::: Recorded information :::
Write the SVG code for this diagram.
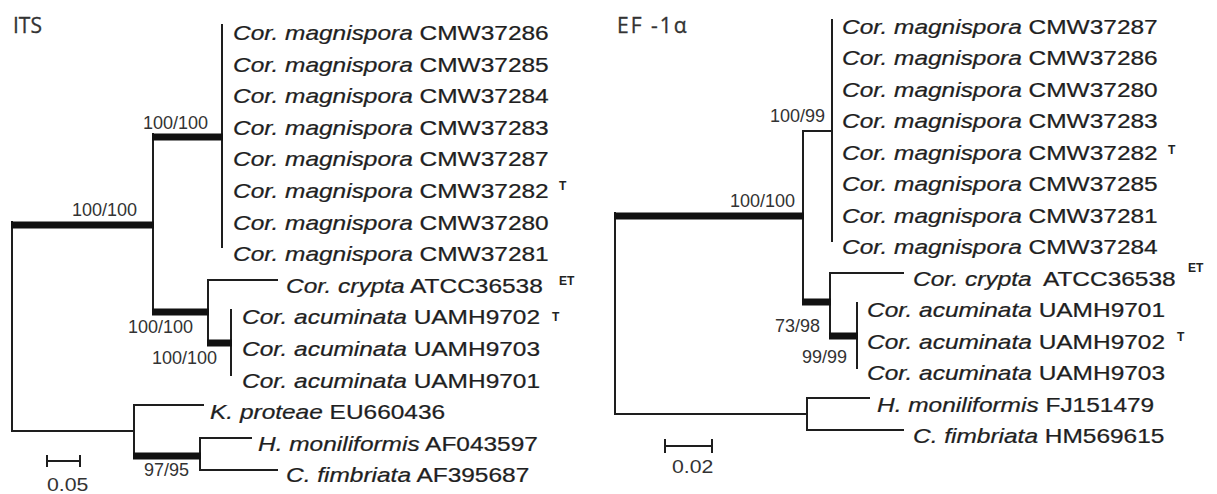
:::
::: Recorded information :::
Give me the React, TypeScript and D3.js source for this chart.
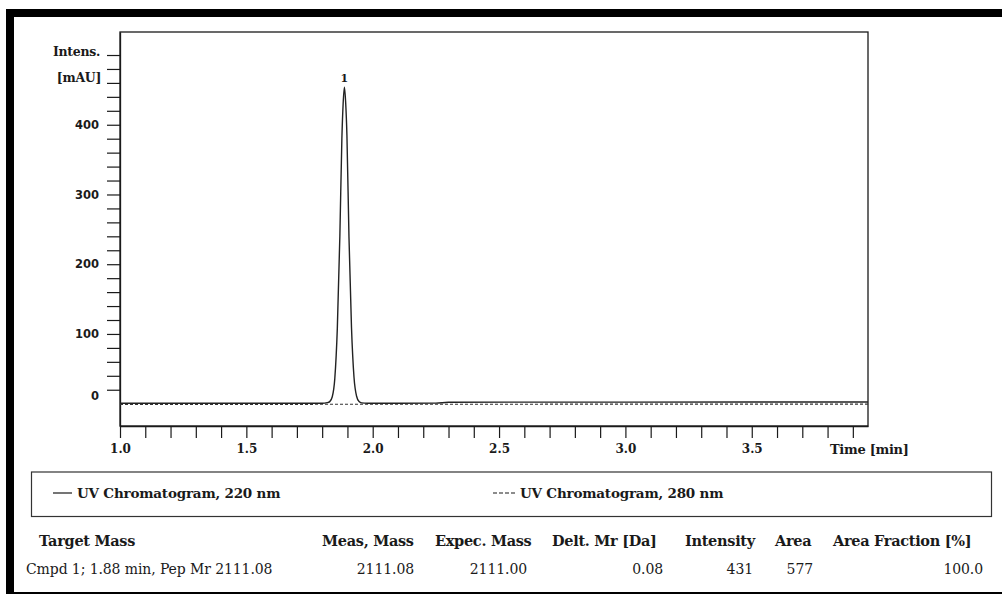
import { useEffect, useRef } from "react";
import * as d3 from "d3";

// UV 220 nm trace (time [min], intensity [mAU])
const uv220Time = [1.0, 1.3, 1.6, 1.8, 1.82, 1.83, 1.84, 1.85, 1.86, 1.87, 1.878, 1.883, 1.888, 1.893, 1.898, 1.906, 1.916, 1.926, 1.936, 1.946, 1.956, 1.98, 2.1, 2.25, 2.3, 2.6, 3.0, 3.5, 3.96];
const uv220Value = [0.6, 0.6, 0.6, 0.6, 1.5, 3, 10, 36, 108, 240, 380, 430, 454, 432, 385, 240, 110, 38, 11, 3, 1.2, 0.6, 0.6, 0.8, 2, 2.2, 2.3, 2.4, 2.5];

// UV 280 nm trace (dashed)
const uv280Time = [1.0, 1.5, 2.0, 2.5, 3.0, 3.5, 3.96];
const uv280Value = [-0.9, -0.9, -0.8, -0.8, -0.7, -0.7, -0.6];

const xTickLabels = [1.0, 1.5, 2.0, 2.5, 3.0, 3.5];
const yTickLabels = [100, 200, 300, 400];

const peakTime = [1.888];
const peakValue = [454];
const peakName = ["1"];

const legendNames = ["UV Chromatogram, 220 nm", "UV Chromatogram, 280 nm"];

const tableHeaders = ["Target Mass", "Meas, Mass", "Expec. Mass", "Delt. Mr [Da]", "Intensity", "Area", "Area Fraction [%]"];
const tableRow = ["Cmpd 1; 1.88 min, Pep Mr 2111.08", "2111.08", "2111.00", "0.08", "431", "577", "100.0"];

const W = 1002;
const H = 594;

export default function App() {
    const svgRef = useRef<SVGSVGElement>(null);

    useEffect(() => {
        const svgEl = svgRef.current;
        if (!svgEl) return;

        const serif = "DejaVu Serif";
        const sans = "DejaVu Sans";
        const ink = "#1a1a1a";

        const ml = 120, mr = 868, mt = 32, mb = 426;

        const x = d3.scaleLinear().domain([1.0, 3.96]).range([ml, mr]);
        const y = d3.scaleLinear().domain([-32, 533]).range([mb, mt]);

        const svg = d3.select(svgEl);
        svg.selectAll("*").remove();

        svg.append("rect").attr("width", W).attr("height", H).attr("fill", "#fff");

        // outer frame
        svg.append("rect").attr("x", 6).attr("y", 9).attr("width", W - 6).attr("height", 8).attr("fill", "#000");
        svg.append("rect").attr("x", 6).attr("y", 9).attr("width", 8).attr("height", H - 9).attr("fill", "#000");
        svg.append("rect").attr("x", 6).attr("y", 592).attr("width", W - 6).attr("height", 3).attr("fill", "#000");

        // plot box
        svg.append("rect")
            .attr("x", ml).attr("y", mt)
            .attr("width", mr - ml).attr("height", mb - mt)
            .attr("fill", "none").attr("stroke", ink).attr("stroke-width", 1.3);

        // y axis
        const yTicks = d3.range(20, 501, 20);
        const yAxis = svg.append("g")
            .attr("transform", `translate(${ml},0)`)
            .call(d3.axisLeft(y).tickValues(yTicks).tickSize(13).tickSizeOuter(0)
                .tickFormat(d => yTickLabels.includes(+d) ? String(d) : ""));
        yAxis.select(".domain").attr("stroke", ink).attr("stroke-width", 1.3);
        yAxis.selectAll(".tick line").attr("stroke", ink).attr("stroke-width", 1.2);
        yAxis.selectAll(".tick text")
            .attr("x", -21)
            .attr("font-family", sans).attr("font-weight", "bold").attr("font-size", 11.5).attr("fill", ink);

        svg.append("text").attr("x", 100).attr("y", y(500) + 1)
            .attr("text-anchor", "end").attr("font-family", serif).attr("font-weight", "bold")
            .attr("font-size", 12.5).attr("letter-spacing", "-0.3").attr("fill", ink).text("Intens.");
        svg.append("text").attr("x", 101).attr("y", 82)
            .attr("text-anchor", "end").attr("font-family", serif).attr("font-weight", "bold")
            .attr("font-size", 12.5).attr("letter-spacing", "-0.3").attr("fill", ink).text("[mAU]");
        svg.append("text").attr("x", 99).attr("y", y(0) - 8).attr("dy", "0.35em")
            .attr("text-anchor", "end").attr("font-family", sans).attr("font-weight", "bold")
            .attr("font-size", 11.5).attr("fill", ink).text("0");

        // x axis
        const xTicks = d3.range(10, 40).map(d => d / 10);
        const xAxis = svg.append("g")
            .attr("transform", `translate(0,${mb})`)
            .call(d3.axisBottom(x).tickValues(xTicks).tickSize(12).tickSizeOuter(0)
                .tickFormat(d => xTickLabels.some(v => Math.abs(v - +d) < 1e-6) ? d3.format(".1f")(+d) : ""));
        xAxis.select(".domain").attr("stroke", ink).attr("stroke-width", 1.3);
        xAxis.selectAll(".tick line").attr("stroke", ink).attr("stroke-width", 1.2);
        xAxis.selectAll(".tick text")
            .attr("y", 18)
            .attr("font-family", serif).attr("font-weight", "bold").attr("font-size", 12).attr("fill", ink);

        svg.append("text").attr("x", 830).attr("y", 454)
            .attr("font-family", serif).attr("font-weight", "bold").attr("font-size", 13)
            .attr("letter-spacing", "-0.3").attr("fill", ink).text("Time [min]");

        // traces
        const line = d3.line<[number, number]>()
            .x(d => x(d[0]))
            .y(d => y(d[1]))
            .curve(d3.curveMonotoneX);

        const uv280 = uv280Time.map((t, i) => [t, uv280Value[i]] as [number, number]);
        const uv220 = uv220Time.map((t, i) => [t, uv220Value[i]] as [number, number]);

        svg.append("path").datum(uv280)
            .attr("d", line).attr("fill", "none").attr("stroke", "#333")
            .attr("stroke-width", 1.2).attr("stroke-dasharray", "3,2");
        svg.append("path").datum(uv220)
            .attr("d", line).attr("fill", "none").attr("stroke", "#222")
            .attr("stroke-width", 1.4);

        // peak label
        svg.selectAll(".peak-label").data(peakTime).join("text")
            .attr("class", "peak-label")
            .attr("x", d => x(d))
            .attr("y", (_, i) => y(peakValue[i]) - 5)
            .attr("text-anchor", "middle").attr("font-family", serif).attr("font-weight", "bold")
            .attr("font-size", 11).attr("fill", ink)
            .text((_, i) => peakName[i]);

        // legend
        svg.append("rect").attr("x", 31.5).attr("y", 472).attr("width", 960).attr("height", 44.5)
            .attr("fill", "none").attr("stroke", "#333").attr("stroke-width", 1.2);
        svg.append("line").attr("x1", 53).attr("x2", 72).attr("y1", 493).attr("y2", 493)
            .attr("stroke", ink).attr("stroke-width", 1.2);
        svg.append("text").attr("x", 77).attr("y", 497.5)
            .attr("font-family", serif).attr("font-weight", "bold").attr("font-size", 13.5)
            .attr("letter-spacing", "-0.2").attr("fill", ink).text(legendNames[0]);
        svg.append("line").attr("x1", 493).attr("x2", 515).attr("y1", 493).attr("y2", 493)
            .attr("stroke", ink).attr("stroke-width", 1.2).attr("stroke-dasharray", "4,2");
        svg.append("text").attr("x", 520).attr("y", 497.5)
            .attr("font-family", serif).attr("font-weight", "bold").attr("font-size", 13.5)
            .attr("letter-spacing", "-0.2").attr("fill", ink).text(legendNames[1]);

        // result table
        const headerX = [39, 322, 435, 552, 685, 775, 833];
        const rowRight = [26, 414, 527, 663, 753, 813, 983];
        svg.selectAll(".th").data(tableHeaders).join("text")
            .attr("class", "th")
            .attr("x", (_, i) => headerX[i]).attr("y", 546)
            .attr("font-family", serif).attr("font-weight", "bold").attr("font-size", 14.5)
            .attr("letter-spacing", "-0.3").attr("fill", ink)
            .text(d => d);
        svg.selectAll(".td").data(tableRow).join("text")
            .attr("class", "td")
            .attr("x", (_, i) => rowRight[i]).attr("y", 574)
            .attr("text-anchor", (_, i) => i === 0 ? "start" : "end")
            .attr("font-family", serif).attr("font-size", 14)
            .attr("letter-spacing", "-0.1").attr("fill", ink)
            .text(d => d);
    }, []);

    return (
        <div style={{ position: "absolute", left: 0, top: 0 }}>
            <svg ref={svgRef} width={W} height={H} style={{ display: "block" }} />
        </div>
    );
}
:::
::: Recorded information :::
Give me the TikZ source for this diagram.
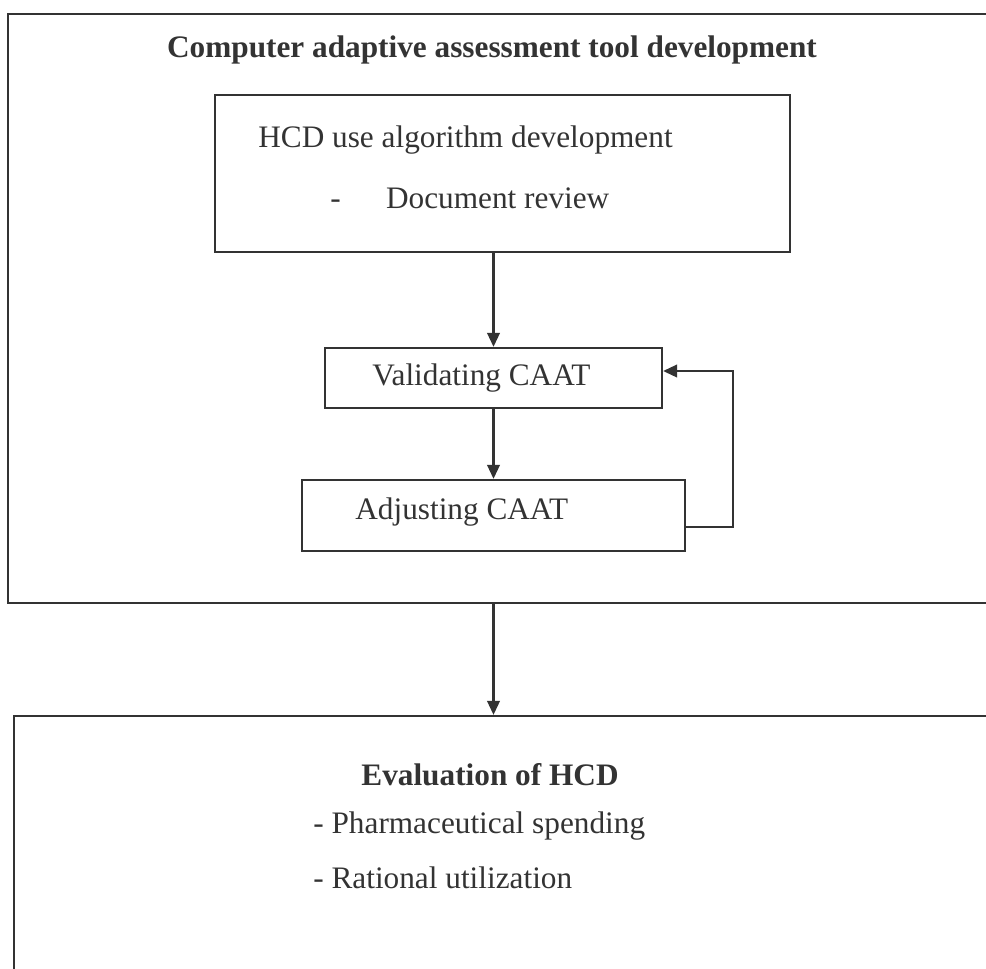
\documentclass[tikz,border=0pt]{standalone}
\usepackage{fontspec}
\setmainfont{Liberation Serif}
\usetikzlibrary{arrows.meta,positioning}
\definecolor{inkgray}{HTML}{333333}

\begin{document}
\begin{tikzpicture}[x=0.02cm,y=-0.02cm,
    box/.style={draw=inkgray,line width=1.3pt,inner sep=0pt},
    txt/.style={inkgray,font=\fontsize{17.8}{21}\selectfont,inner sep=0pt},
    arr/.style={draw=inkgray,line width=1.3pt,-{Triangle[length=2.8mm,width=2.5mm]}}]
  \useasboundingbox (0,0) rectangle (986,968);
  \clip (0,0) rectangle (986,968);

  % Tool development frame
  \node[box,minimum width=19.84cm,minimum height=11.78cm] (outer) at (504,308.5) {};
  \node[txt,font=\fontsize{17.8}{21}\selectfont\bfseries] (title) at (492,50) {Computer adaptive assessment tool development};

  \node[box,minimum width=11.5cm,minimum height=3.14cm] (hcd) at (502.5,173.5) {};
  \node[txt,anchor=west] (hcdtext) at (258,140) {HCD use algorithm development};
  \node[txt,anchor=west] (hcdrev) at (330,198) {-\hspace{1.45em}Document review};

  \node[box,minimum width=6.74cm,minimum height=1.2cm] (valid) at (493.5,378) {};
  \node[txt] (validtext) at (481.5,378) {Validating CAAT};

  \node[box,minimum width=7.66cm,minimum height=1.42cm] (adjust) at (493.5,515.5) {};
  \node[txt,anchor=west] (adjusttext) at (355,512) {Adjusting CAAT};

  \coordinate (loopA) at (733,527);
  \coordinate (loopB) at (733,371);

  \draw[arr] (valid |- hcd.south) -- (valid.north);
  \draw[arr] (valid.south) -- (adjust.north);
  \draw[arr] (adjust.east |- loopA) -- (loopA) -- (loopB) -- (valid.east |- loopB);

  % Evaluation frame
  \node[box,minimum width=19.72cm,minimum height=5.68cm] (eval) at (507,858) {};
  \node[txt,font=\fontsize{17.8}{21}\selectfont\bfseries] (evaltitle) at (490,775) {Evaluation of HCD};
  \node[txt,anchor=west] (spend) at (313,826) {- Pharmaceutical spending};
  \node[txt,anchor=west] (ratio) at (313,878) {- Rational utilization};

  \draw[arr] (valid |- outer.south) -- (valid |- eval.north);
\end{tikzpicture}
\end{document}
:::
- _The problem_
Look through the material above and pick out each line holding the word "this".

- _Output of the exercise_
Write the SVG code for this diagram.
Give me the React, TypeScript and D3.js source for this chart.
Give me the TikZ source for this diagram.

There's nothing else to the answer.